Leave the pictures out and quote every line from the start of the listing to the line with "const areaYTicks = [0, 20, 40, 60, 80, 100, 120, 140];", inclusive.

[Collected material start]

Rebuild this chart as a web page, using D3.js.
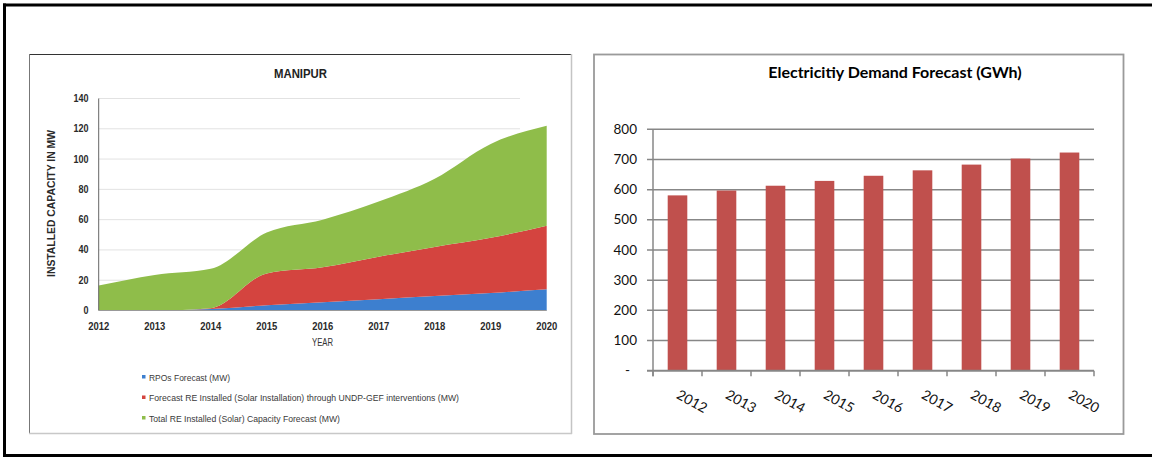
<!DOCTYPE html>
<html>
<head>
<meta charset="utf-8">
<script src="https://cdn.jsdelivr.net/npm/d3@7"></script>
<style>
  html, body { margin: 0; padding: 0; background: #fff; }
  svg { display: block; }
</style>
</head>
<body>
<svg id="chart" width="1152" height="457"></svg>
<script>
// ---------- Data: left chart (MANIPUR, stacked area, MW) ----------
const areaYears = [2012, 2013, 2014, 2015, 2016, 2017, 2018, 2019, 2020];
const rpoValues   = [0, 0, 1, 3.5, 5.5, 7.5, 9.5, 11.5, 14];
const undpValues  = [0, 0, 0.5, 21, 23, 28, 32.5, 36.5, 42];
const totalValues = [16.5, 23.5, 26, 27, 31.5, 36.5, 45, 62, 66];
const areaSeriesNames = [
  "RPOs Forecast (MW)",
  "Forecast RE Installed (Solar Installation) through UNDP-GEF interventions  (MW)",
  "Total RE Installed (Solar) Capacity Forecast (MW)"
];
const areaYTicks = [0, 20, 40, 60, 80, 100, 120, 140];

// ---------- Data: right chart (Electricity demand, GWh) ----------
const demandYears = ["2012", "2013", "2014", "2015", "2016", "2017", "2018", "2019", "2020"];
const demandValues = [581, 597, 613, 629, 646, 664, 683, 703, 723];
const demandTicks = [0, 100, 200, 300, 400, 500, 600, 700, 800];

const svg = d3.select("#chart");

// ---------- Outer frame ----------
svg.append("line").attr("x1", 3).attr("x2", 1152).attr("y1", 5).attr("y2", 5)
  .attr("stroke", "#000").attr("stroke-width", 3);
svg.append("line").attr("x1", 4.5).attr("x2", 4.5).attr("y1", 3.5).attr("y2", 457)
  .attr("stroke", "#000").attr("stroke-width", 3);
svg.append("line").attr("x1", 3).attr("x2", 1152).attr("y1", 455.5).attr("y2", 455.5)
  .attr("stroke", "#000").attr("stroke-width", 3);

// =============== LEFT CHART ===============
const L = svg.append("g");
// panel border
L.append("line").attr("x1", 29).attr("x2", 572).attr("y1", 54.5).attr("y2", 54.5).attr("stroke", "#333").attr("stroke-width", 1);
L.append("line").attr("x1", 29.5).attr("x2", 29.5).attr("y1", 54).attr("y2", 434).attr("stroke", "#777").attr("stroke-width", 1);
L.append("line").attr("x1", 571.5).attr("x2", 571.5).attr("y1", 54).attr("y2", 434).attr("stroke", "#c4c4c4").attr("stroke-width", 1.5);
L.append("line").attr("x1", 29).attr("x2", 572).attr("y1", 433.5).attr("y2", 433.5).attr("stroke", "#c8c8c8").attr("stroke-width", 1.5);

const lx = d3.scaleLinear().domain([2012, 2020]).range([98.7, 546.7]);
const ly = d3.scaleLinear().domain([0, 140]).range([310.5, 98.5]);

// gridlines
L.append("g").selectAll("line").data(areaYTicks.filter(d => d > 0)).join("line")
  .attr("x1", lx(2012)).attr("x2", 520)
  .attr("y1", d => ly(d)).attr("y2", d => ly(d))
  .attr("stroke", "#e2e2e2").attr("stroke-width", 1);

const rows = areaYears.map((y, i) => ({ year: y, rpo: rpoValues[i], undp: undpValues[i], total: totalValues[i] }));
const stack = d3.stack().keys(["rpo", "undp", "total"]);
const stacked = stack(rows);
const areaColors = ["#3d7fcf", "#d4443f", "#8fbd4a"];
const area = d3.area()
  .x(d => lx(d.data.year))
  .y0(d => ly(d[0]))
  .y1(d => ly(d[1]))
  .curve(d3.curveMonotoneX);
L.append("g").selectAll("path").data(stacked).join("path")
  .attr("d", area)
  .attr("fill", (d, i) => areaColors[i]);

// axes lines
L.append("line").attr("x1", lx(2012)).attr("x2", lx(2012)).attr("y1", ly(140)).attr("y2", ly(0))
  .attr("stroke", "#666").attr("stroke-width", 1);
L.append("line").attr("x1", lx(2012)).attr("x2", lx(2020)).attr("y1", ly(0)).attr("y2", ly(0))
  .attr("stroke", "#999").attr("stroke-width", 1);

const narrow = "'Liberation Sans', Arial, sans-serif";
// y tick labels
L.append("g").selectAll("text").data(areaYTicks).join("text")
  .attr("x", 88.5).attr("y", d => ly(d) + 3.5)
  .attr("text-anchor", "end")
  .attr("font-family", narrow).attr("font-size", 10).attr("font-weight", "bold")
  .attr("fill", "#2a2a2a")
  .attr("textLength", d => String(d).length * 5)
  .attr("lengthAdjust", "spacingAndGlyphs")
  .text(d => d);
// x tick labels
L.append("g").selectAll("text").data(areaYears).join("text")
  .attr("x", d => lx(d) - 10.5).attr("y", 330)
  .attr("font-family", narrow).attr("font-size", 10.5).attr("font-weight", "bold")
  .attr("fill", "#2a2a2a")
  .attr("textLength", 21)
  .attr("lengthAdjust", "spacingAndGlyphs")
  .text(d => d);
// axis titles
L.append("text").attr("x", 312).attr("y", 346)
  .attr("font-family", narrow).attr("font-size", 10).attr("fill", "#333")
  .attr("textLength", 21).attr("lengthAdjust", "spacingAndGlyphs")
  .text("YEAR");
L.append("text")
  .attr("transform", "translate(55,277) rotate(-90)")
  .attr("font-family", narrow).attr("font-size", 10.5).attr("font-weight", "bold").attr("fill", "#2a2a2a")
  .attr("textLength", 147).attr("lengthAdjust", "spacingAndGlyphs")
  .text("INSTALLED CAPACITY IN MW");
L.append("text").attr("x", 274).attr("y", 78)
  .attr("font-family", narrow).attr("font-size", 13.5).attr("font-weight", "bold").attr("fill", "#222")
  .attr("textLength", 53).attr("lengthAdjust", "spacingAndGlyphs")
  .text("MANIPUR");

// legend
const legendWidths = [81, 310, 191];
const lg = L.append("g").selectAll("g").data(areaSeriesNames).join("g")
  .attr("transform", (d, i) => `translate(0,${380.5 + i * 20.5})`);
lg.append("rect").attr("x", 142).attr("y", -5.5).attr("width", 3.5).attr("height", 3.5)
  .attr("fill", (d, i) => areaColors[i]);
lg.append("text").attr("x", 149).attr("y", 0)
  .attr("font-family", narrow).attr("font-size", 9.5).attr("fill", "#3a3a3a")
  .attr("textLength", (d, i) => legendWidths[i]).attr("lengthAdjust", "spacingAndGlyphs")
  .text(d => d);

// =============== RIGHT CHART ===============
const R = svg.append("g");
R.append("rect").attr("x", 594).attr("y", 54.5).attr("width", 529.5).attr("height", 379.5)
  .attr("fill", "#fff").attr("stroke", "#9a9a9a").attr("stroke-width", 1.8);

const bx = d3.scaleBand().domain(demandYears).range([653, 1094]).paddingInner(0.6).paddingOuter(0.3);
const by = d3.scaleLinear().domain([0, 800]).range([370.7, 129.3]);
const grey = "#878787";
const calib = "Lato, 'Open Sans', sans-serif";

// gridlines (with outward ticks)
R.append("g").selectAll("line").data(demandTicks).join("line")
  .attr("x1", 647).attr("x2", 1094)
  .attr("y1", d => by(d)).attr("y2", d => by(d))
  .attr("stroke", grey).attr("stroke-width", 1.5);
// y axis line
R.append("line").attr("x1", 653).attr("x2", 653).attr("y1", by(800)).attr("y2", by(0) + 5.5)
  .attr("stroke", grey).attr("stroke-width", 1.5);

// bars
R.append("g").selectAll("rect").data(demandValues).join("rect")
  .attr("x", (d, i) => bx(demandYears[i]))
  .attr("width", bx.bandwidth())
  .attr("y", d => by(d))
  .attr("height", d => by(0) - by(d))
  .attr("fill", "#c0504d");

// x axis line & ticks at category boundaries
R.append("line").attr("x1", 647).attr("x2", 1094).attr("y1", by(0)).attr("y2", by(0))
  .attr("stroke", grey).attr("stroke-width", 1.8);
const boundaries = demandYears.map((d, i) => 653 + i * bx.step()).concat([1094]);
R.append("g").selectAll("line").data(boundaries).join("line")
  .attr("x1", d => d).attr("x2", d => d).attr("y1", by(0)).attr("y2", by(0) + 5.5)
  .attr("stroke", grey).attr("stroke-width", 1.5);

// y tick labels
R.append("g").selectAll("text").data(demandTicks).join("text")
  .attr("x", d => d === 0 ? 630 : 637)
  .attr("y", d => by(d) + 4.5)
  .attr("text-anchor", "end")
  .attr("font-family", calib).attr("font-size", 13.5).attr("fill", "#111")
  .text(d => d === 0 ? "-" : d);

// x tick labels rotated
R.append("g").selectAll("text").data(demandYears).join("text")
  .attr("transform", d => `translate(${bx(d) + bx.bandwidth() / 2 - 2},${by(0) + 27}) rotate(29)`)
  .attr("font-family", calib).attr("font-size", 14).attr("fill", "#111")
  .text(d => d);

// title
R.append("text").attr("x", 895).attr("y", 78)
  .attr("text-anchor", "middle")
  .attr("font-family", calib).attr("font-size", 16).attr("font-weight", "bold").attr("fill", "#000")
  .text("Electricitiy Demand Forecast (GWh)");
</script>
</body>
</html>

[Collected material end]

» **Answer in full**:
Rebuild this chart as a web page, using D3.js.
<!DOCTYPE html>
<html>
<head>
<meta charset="utf-8">
<script src="https://cdn.jsdelivr.net/npm/d3@7"></script>
<style>
  html, body { margin: 0; padding: 0; background: #fff; }
  svg { display: block; }
</style>
</head>
<body>
<svg id="chart" width="1152" height="457"></svg>
<script>
// ---------- Data: left chart (MANIPUR, stacked area, MW) ----------
const areaYears = [2012, 2013, 2014, 2015, 2016, 2017, 2018, 2019, 2020];
const rpoValues   = [0, 0, 1, 3.5, 5.5, 7.5, 9.5, 11.5, 14];
const undpValues  = [0, 0, 0.5, 21, 23, 28, 32.5, 36.5, 42];
const totalValues = [16.5, 23.5, 26, 27, 31.5, 36.5, 45, 62, 66];
const areaSeriesNames = [
  "RPOs Forecast (MW)",
  "Forecast RE Installed (Solar Installation) through UNDP-GEF interventions  (MW)",
  "Total RE Installed (Solar) Capacity Forecast (MW)"
];
const areaYTicks = [0, 20, 40, 60, 80, 100, 120, 140];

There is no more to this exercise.